Monday, April 09, 2012

In Which I Fail To Understand Peter King's Perspective

Peter King appears to be taking the position that by releasing the audio of Gregg Williams urging his players to injure other players -- and offering money to do so -- filmmaker Sean Pamphilon did something immoral:
"Pamphilon betrayed the wishes of a dying man and a former very close friend by releasing the tape" ... "By blowing the whistle, though, what has Pamphilon accomplished?" ... "I can't get over the way the material was acquired and made public. It's just not right." ... "I cannot find it in my heart to quite call Pamphilon a rat, but I cannot call him a hero either."

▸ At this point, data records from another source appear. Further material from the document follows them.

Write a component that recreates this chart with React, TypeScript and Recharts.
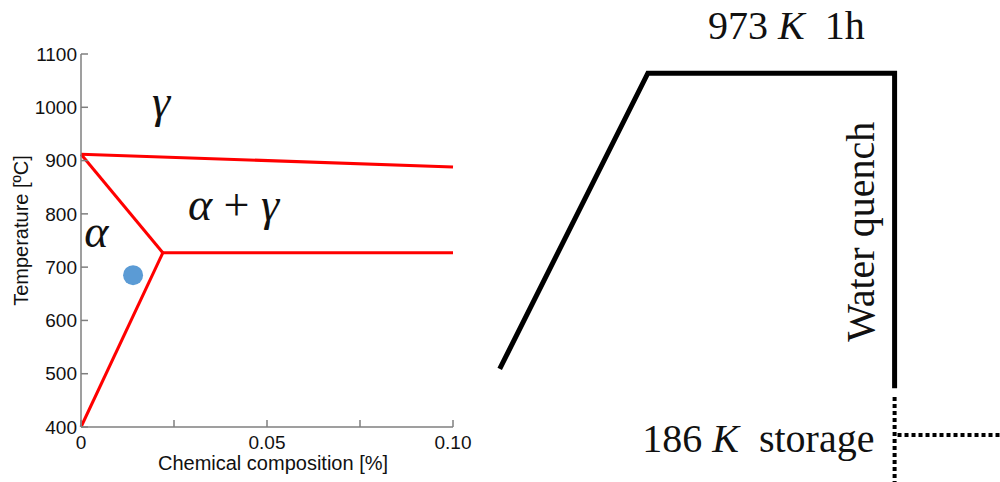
import { ComposedChart, LineChart, Line, Scatter, XAxis, YAxis, ReferenceDot } from 'recharts'

// phase diagram (left)
const compTicks = [0, 0.025, 0.05, 0.075, 0.1]
const compTopTicks = [0.025, 0.05, 0.075]
const compTickLabels: Record<string, string> = { '0': '0', '0.05': '0.05', '0.1': '0.10' }
const tempTicks = [400, 500, 600, 700, 800, 900, 1000, 1100]

const upperLine = [{ c: 0, t: 912 }, { c: 0.1, t: 888 }]
const a3Line = [{ c: 0, t: 912 }, { c: 0.022, t: 727 }]
const a1Line = [{ c: 0.022, t: 727 }, { c: 0.1, t: 727 }]
const lowerLine = [{ c: 0, t: 400 }, { c: 0.022, t: 727 }]
const sample = [{ c: 0.014, t: 685 }]

const phaseLabels = [
  { c: 0.0215, t: 982, parts: ['γ'] },
  { c: 0.041, t: 789, parts: ['α', ' + ', 'γ'] },
  { c: 0.0041, t: 738, parts: ['α'] },
]

// heat treatment (right), hours vs kelvin
const heatCycle = [{ h: 0, k: 330 }, { h: 0.61, k: 973 }, { h: 1.626, k: 973 }, { h: 1.626, k: 288 }]
const quenchTail = [{ h: 1.626, k: 269 }, { h: 1.626, k: 84 }]
const storage = [{ h: 1.638, k: 186 }, { h: 2.06, k: 186 }]

const sans = 'Liberation Sans, Arial, sans-serif'
const serif = 'Liberation Serif, Times New Roman, serif'
const frame = '#7f7f7f'
const ink = '#111'

const PhaseLabel = ({ viewBox, parts }: any) => (
  <text
    x={viewBox.x + viewBox.width / 2}
    y={viewBox.y + viewBox.height / 2}
    textAnchor='middle'
    fontFamily={serif}
    fontSize={46}
    fill={ink}
  >
    {parts.map((p: string, i: number) =>
      p.trim() === '+' ? (
        <tspan key={i} fontStyle='normal'>{'\u00a0+\u00a0'}</tspan>
      ) : (
        <tspan key={i} fontStyle='italic'>{p}</tspan>
      )
    )}
  </text>
)

const PhaseDiagram = () => (
  <ComposedChart width={484} height={482} margin={{ top: 54, right: 31, bottom: 0, left: 0 }}>
    <XAxis
      dataKey='c'
      type='number'
      domain={[0, 0.1]}
      ticks={compTicks}
      interval={0}
      tickFormatter={(v: number) => compTickLabels[String(v)] ?? ''}
      tickSize={-7}
      tickMargin={16}
      height={55}
      stroke={frame}
      strokeWidth={1.5}
      tick={{ fill: ink, fontSize: 19, fontFamily: sans }}
      label={{
        content: ({ viewBox }: any) => (
          <text x={viewBox.x + viewBox.width / 2 + 6} y={470} textAnchor='middle' fontFamily={sans} fontSize={20} fill={ink}>
            Chemical composition [%]
          </text>
        ),
      }}
    />
    <XAxis
      xAxisId='top'
      orientation='top'
      dataKey='c'
      type='number'
      domain={[0, 0.1]}
      ticks={compTopTicks}
      interval={0}
      tickFormatter={() => ''}
      tickSize={-7}
      height={0}
      stroke={frame}
      strokeWidth={1.5}
    />
    <YAxis
      dataKey='t'
      type='number'
      domain={[400, 1100]}
      ticks={tempTicks}
      interval={0}
      tickSize={-7}
      tickMargin={11}
      width={81}
      stroke={frame}
      strokeWidth={1.5}
      tick={{ fill: ink, fontSize: 19, fontFamily: sans }}
      label={{
        content: ({ viewBox }: any) => (
          <text
            transform={`translate(${viewBox.x + 28},${viewBox.y + viewBox.height / 2 - 10}) rotate(-90)`}
            textAnchor='middle'
            fontFamily={sans}
            fontSize={20}
            fill={ink}
          >
            Temperature [ºC]
          </text>
        ),
      }}
    />
    <YAxis
      yAxisId='right'
      orientation='right'
      type='number'
      domain={[400, 1100]}
      ticks={tempTicks}
      interval={0}
      tickFormatter={() => ''}
      tickSize={-7}
      width={0}
      stroke={frame}
      strokeWidth={1.5}
    />
    {[upperLine, a3Line, a1Line, lowerLine].map((seg, i) => (
      <Line
        key={i}
        data={seg}
        dataKey='t'
        stroke='#ff0000'
        strokeWidth={3}
        dot={false}
        activeDot={false}
        isAnimationActive={false}
      />
    ))}
    <Scatter
      data={sample}
      dataKey='t'
      fill='#5b9bd5'
      isAnimationActive={false}
      shape={(p: any) => <circle cx={p.cx} cy={p.cy} r={10} fill='#5b9bd5' />}
    />
    {phaseLabels.map((l, i) => (
      <ReferenceDot
        key={i}
        x={l.c}
        y={l.t}
        r={0}
        fill='none'
        stroke='none'
        label={{ content: (props: any) => <PhaseLabel {...props} parts={l.parts} /> }}
      />
    ))}
  </ComposedChart>
)

const HeatTreatment = () => (
  <LineChart width={510} height={482} margin={{ top: 0, right: 0, bottom: 0, left: 0 }}>
    <XAxis dataKey='h' type='number' domain={[-0.04, 2.06]} hide allowDataOverflow />
    <YAxis dataKey='k' type='number' domain={[84, 1132]} hide allowDataOverflow />
    <Line data={heatCycle} dataKey='k' stroke='#000' strokeWidth={5} dot={false} activeDot={false} isAnimationActive={false} />
    <Line data={quenchTail} dataKey='k' stroke='#000' strokeWidth={4} strokeDasharray='4 3' dot={false} activeDot={false} isAnimationActive={false} />
    <Line data={storage} dataKey='k' stroke='#000' strokeWidth={4} strokeDasharray='4 3' dot={false} activeDot={false} isAnimationActive={false} />
    <ReferenceDot
      x={1.18}
      y={1047}
      r={0}
      fill='none'
      stroke='none'
      label={{
        content: ({ viewBox }: any) => (
          <text x={viewBox.x} y={viewBox.y} textAnchor='middle' fontFamily={serif} fontSize={40} fill={ink}>
            973{'\u00a0'}<tspan fontStyle='italic'>K</tspan>{'\u00a0\u00a0'}1h
          </text>
        ),
      }}
    />
    <ReferenceDot
      x={1.543}
      y={149}
      r={0}
      fill='none'
      stroke='none'
      label={{
        content: ({ viewBox }: any) => (
          <text x={viewBox.x} y={viewBox.y} textAnchor='end' fontFamily={serif} fontSize={40} fill={ink}>
            186{'\u00a0'}<tspan fontStyle='italic'>K</tspan>{'\u00a0\u00a0'}storage
          </text>
        ),
      }}
    />
    <ReferenceDot
      x={1.541}
      y={628}
      r={0}
      fill='none'
      stroke='none'
      label={{
        content: ({ viewBox }: any) => (
          <text
            transform={`translate(${viewBox.x},${viewBox.y}) rotate(-90)`}
            textAnchor='middle'
            fontFamily={serif}
            fontSize={40}
            fill={ink}
          >
            Water quench
          </text>
        ),
      }}
    />
  </LineChart>
)

export default function App() {
  return (
    <div style={{ position: 'absolute', left: 0, top: 0, width: 1000, height: 482, background: '#fff', overflow: 'hidden' }}>
      <div style={{ position: 'absolute', left: 490, top: 0 }}>
        <HeatTreatment />
      </div>
      <div style={{ position: 'absolute', left: 0, top: 0 }}>
        <PhaseDiagram />
      </div>
    </div>
  )
}
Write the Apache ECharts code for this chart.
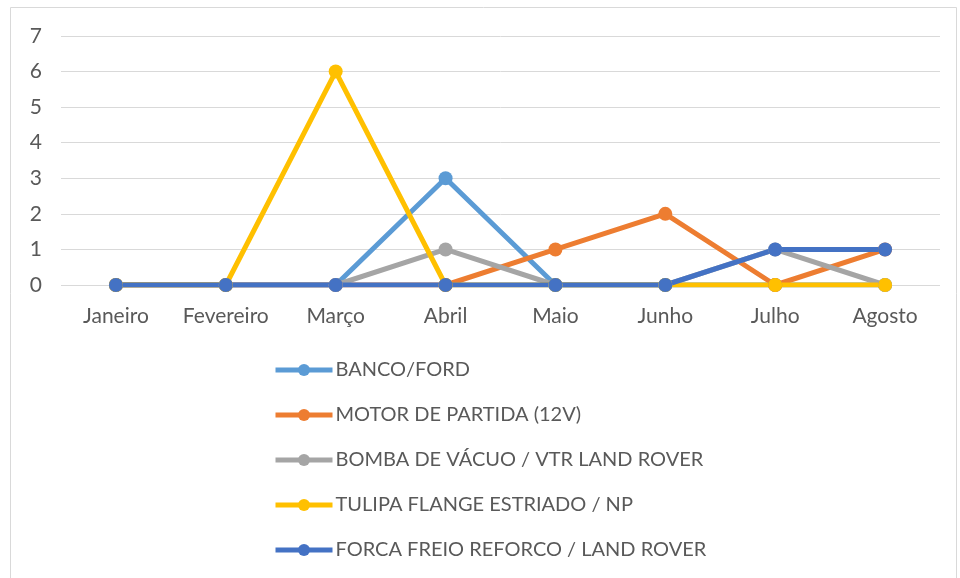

I realize that modern journalism -- especially sports journalism! -- has become an entity in which the protection of insider sources is far more important than the public's right to know.  But just because that's the modern state of affairs doesn't mean it's moral, or right.
Steve Gleason didn't want the material published.  And Steve Gleason is dying. But Steve Gleason dying doesn't make his opinion about protecting the reputation of Gregg Williams and the New Orleans Saints corporation somehow inherently right.
What Williams did -- what he was doing in that recording -- appears to have been criminal.  A felony, in fact. By sharing the recording, Pamphilon correctly took action against that felony.  It's sort of vaguely sad that some of Peter King's friends are suffering because of this. It's genuinely sad that Gleason and Pamphilon are no longer friends about it.  But sometimes doing the morally correct thing makes people sad. Pamphilon should be praised for making the hard, right decision.